El artista en la bienvenida no saluda. De hecho piensa que son unos negros de mierda esos boludos de la vigilancia. Definitivamente son inferiores a mí, piensa, mientras pone cara de circunstancia. Sube en el ascensor hasta el cuarto piso. En el edificio hay ascensores muy pintorescos. Viejos y algo descuidados pero con unos bellos trabajos en madera. Hace cien años los arquitectos tenían buen gusto. Si la fachada del edificio merecía un trabajo minucioso y hermoso, los ascensores también. Llega al cuarto y se cruza con la amable mujer de unos cuarenta y tantos años que lo recibe. El artista va a pedir guita. Tiene un amplio departamento en Avenida del Libertador y una casa de finde en zona norte pero su arte es tan genial que merece un subsidio del estado o algo que se le parezca. Él es un genio, entonces sus caprichos y sus hobbies se los tenemos que pagar todos. El artista en la oficina pide. Pide mal, porque siempre pidió mal. La copada que lo atiende trata de no mandarlo a la mierda y le explica que en su oficina no otorgan subsidios, que es un sistema de desvío de impuestos y que el beneficiado debe buscarse sus contribuyentes. Al artista no le gusta para nada, él quiere la platita ya; como siempre: rápida y fresca. La empleada trata de ser lo más didáctica posible, dentro de sus limitaciones y su desinterés por el laburo que hace, pero artistucho no entiende. Nunca fue bueno en matemáticas. A él le gusta crear, decía mamá burguesa.
El artista del subte rara vez se aventura a la oficina del inframundo cultural. Tiene más dignidad.
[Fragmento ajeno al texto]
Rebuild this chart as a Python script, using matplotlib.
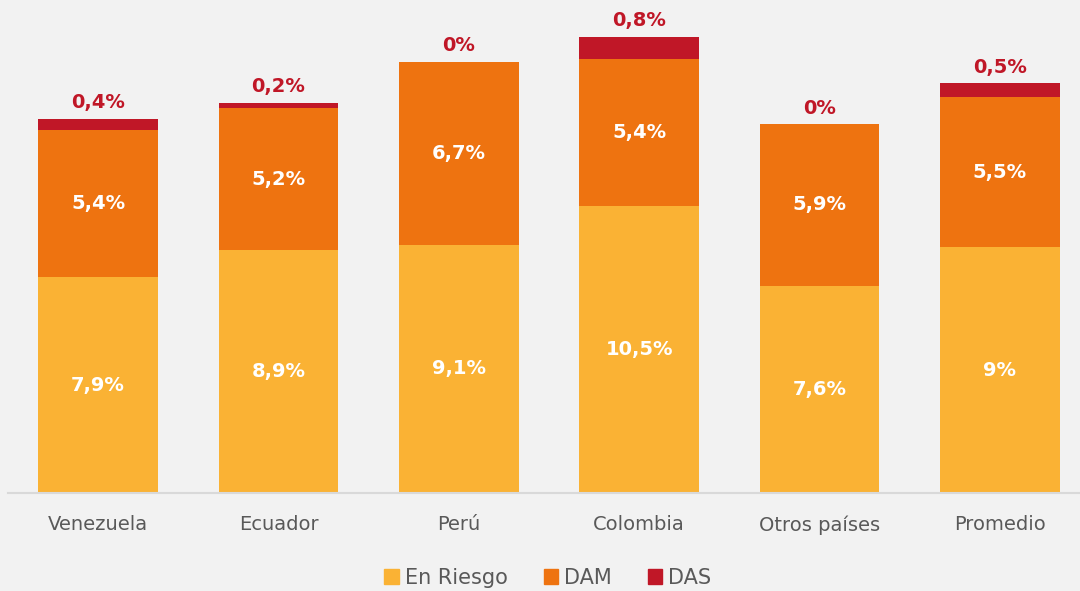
import matplotlib
matplotlib.use("Agg")
import matplotlib.pyplot as plt
import numpy as np
from matplotlib.patches import Patch

categories = ["Venezuela", "Ecuador", "Perú", "Colombia", "Otros países", "Promedio"]
en_riesgo = [7.9, 8.9, 9.1, 10.5, 7.6, 9.0]
dam = [5.4, 5.2, 6.7, 5.4, 5.9, 5.5]
das = [0.4, 0.2, 0.0, 0.8, 0.0, 0.5]
riesgo_labels = ["7,9%", "8,9%", "9,1%", "10,5%", "7,6%", "9%"]
dam_labels = ["5,4%", "5,2%", "6,7%", "5,4%", "5,9%", "5,5%"]
das_labels = ["0,4%", "0,2%", "0%", "0,8%", "0%", "0,5%"]

c_yellow = "#FAB234"
c_orange = "#EE7310"
c_red = "#C01727"
bg = "#F2F2F2"

plt.rcParams['font.family'] = ['DejaVu Sans']

fig = plt.figure(figsize=(10.8, 5.91), dpi=100, facecolor=bg)
ax = fig.add_axes([8/1080, 1 - 493/591, 1082/1080, 493/591])
ax.set_facecolor(bg)

x = np.arange(len(categories))
w = 0.665
en = np.array(en_riesgo); dm = np.array(dam); ds = np.array(das)
ax.bar(x, en, w, color=c_yellow, label="En Riesgo")
ax.bar(x, dm, w, bottom=en, color=c_orange, label="DAM")
ax.bar(x, ds, w, bottom=en + dm, color=c_red, label="DAS")

for i in range(len(x)):
    ax.text(x[i], en[i] / 2, riesgo_labels[i], ha="center", va="center",
            color="white", fontsize=14, fontweight="bold")
    ax.text(x[i], en[i] + dm[i] / 2, dam_labels[i], ha="center", va="center",
            color="white", fontsize=14, fontweight="bold")
    ax.annotate(das_labels[i], (x[i], en[i] + dm[i] + ds[i]), xytext=(0, 5),
                textcoords="offset points", ha="center", va="bottom",
                color=c_red, fontsize=14, fontweight="bold")

ax.set_xlim(-0.5, len(x) - 0.5)
ax.set_ylim(0, 493 / 27.3)
for s in ["top", "right", "left"]:
    ax.spines[s].set_visible(False)
ax.spines["bottom"].set_color("#D9D9D9")
ax.spines["bottom"].set_linewidth(1.5)
ax.set_yticks([])
ax.set_xticks(x)
ax.set_xticklabels(categories, fontsize=14, color="#595959")
ax.tick_params(axis="x", length=0, pad=16)

handles = [Patch(color=c_yellow, label="En Riesgo"),
           Patch(color=c_orange, label="DAM"),
           Patch(color=c_red, label="DAS")]
leg = fig.legend(handles=handles, loc="center", bbox_to_anchor=(548/1080, 1 - 578/591),
                 ncol=3, frameon=False, fontsize=15, handlelength=0.7, handleheight=0.7,
                 handletextpad=0.3, columnspacing=1.7)
for t in leg.get_texts():
    t.set_color("#595959")

fig.savefig("out.png", dpi=100, facecolor=bg)
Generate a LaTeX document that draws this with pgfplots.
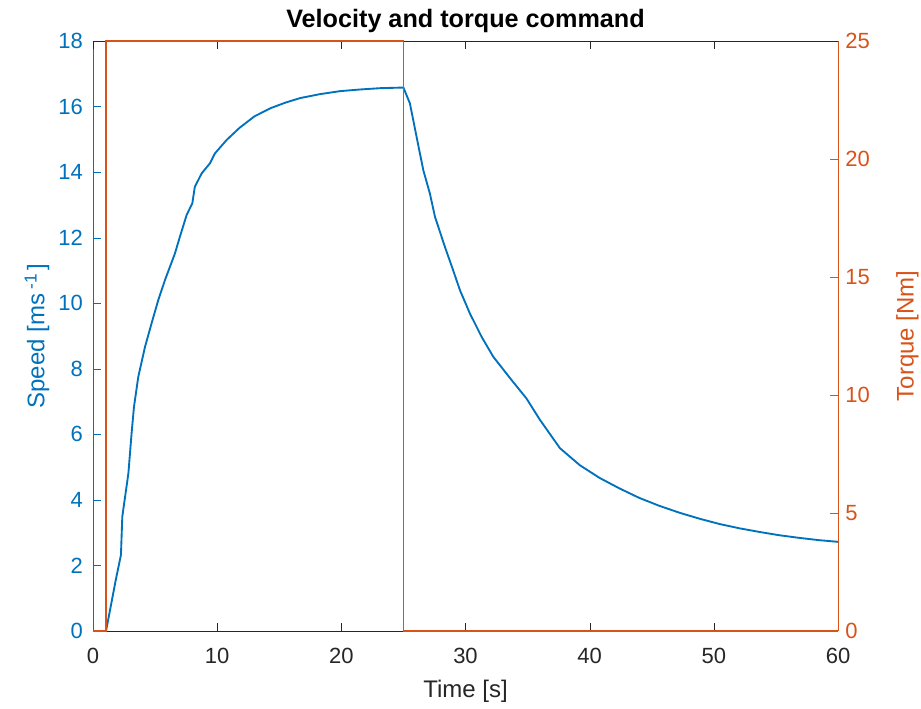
\documentclass[border=0pt]{standalone}
\usepackage{fontspec}
\setmainfont{Liberation Sans}
\usepackage{pgfplots}
\pgfplotsset{compat=1.18}
\definecolor{mblue}{RGB}{0,114,189}
\definecolor{morange}{RGB}{217,83,25}
\definecolor{mgray}{RGB}{38,38,38}
\begin{document}
\begin{tikzpicture}
\useasboundingbox (-69.75pt,-58.5pt) rectangle (621pt,473.25pt);
\pgfplotsset{
  every axis/.append style={
    scale only axis, width=558.75pt, height=442.5pt,
    at={(0,0)}, anchor=south west,
    xmin=0, xmax=60,
    font=\fontsize{16.5}{19}\selectfont,
    /pgf/number format/assume math mode=true,
    tick align=inside,
    major tick length=6pt,
    clip=false,
  }
}
\begin{axis}[
  ymin=0, ymax=18,
  axis y line*=left,
  axis x line*=bottom,
  xtick={0,10,20,30,40,50,60},
  ytick={0,2,4,6,8,10,12,14,16,18},
  x axis line style={mgray},
  y axis line style={mblue},
  y tick label style={mblue, xshift=-4pt},
  x tick label style={mgray, yshift=-9pt},
  xtick style={mgray},
  ytick style={mblue},
  xlabel={Time [s]},
  xlabel style={mgray, font=\fontsize{18}{21}\selectfont, yshift=-6pt},
  ylabel={Speed [ms\,\raisebox{0.6ex}{\fontsize{13}{14}\selectfont -1}\,]},
  ylabel style={mblue, font=\fontsize{18}{21}\selectfont, yshift=0pt},
  title={\bfseries Velocity and torque command},
  title style={black, yshift=-3pt, font=\fontsize{18.9}{22}\selectfont},
]
\addplot[mblue, line width=1.4pt] coordinates {
(1.05,0) (1.83,1.55) (2.25,2.32) (2.36,3.49) (2.85,4.81) (3.11,6.04) (3.3,6.84)
(3.65,7.76) (4.19,8.67) (4.72,9.39) (5.26,10.1) (5.8,10.71) (6.6,11.52) (7.0,12.03)
(7.54,12.69) (8.0,13.05) (8.2,13.55) (8.75,13.96) (9.42,14.27) (9.82,14.57) (10.76,14.98)
(11.8,15.35) (13.0,15.7) (14.3,15.95)
(15.5,16.12) (16.7,16.26) (18.3,16.38) (19.9,16.47) (21.5,16.52) (23.1,16.56) (25.0,16.58)
(25.52,16.1) (26.06,15.08) (26.6,14.06) (27.13,13.35) (27.54,12.64) (28.34,11.72)
(29.0,11.01) (29.55,10.4) (30.35,9.69) (31.29,8.98) (32.23,8.37) (33.7,7.66) (34.9,7.1)
(36.0,6.44) (37.6,5.58) (39.2,5.06) (40.8,4.67) (42.4,4.35) (44.0,4.06) (45.6,3.82) (47.3,3.6)
(48.9,3.42) (50.5,3.26) (52.1,3.13) (53.7,3.02) (55.3,2.92) (56.9,2.84) (58.5,2.77) (60,2.72)
};
\end{axis}
\begin{axis}[
  ymin=0, ymax=25,
  axis y line*=right,
  axis x line*=top,
  xticklabels={},
  xtick={0,10,20,30,40,50,60},
  xtick style={mgray},
  x axis line style={mgray},
  ytick={0,5,10,15,20,25},
  y axis line style={morange},
  y tick label style={morange, xshift=2pt},
  ytick style={morange},
  ylabel={Torque [Nm]},
  ylabel style={morange, font=\fontsize{18}{21}\selectfont, yshift=-13pt},
]
\addplot[morange, line width=1.1pt] coordinates {
(0,0) (1.05,0) (1.05,25) (25.02,25) (25.02,0) (60,0)
};
\end{axis}
\end{tikzpicture}
\end{document}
Generalmente vienen los que se pueden pagar sus proyectos o las fundaciones y asociaciones que tienen contactos con grandes empresas, a las que les conviene darle sus impuestos a proyectos culturales en vez de pagarlos porque, muchas veces, les darían el dinero de todos modos.
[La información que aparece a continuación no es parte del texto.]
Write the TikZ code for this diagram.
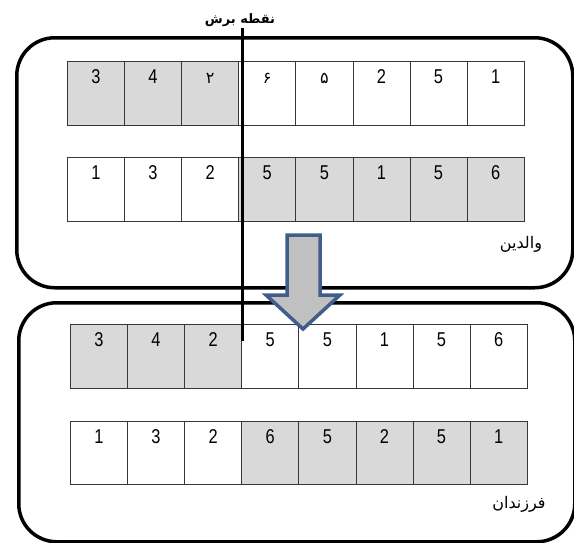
\documentclass[tikz,border=0pt]{standalone}
\usepackage{fontspec}
\newfontfamily\fa[Script=Arabic]{DejaVu Sans}
\newfontfamily\digfont[FakeStretch=0.82]{Liberation Sans}
\TeXXeTstate=1
\usetikzlibrary{positioning,calc}
\definecolor{cellgray}{RGB}{217,217,217}
\definecolor{cellline}{RGB}{55,55,55}
\definecolor{arrfill}{RGB}{192,192,192}
\definecolor{arrline}{RGB}{63,94,140}
\tikzset{
  grp/.style  ={draw,line width=3.5pt,rounded corners=38pt,anchor=north west,
                inner sep=0pt},
  cellw/.style={draw=cellline,line width=0.8pt,fill=white,anchor=north west,
                minimum width=57.1pt,minimum height=64pt,inner sep=0pt},
  cellg/.style={cellw,fill=cellgray},
  dig/.style  ={anchor=base,inner sep=0pt,
                font=\digfont\fontsize{20}{20}\selectfont},
  lbl/.style  ={inner sep=0pt,font=\fa\fontsize{16}{18}\selectfont},
  cutl/.style ={line width=3pt},
  blk/.style  ={line width=3.5pt,draw=arrline,fill=arrfill,line join=miter},
}
\newcommand{\fd}[1]{{\fa\fontsize{16}{16}\selectfont #1}}

\begin{document}
\begin{tikzpicture}[x=1pt,y=-1pt]
\useasboundingbox (0,0) rectangle (574,542);
\node[grp,minimum width=556pt,minimum height=250pt] (par) at (15,36) {};
\node[grp,minimum width=556pt,minimum height=239pt] (chl) at (17,301) {};
\foreach \v/\s [count=\i] in {3/g,4/g,\fd{٢}/g,\fd{۶}/w,\fd{۵}/w,2/w,5/w,1/w}{
  \node[cell\s] (p1c\i) at ({67+57.1*(\i-1)},61) {};
  \node[dig] (p1d\i) at ([yshift=-22pt]p1c\i.north) {\v};
}
\foreach \v/\s [count=\i] in {1/w,3/w,2/w,5/g,5/g,1/g,5/g,6/g}{
  \node[cell\s] (p2c\i) at ({67+57.1*(\i-1)},157) {};
  \node[dig] (p2d\i) at ([yshift=-22pt]p2c\i.north) {\v};
}
\foreach \v/\s [count=\i] in {3/g,4/g,2/g,5/w,5/w,1/w,5/w,6/w}{
  \node[cell\s] (f1c\i) at ({70+57.1*(\i-1)},324) {};
  \node[dig] (f1d\i) at ([yshift=-22pt]f1c\i.north) {\v};
}
\foreach \v/\s [count=\i] in {1/w,3/w,2/w,6/g,5/g,2/g,5/g,1/g}{
  \node[cell\s,minimum height=63pt] (f2c\i) at ({70+57.1*(\i-1)},421) {};
  \node[dig] (f2d\i) at ([yshift=-22pt]f2c\i.north) {\v};
}
\node[inner sep=0pt,font=\fa\bfseries\fontsize{13}{15}\selectfont] (cut) at (240,20)
  {\beginR نقطه برش\endR};
\coordinate (cuttop) at (242,28);
\coordinate (cutend) at (242,341);
\draw[cutl] (cuttop) -- (cutend);
\draw[blk] (287,235) -- (320,235) -- (320,295) -- (340,295) -- (303,329)
  -- (266,295) -- (287,295) -- cycle;
\node[lbl] (lpar) at (521,244) {\beginR والدین\endR};
\node[lbl] (lchl) at (519,504) {\beginR فرزندان\endR};
\end{tikzpicture}
\end{document}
Nene burgués artista quiere plata estatal. No tiene una postura política definida. Él es cool, y los partidos tradicionales ya fueron. Así que no importa quién sea el capitán del barco. El fin de las ideologías, repite nene burgués. Al menos para él, ese discurso fue funcional a su riqueza. La estaca en el corazón es cuando lo escuchás de un pobre. Porque, seamos sinceros, los sectores medios de la Argentina pueden tener un capital cultural muy elevado pero un patrimonio muy cercano al de un villero. Y gran parte de los sectores medios y bajos tienen el mismo discurso que nene burgués. Claro. El discurso de papá televisor. Obviamente si al artista burgués no le das plata, patalea. Te arma quilombo. No le gustan los trámites. No le gustan las complicaciones ni la complejidad. A él le gusta crear, decía mamá zona norte. Y, muchas veces, como buen caprichoso, consigue lo que quiere.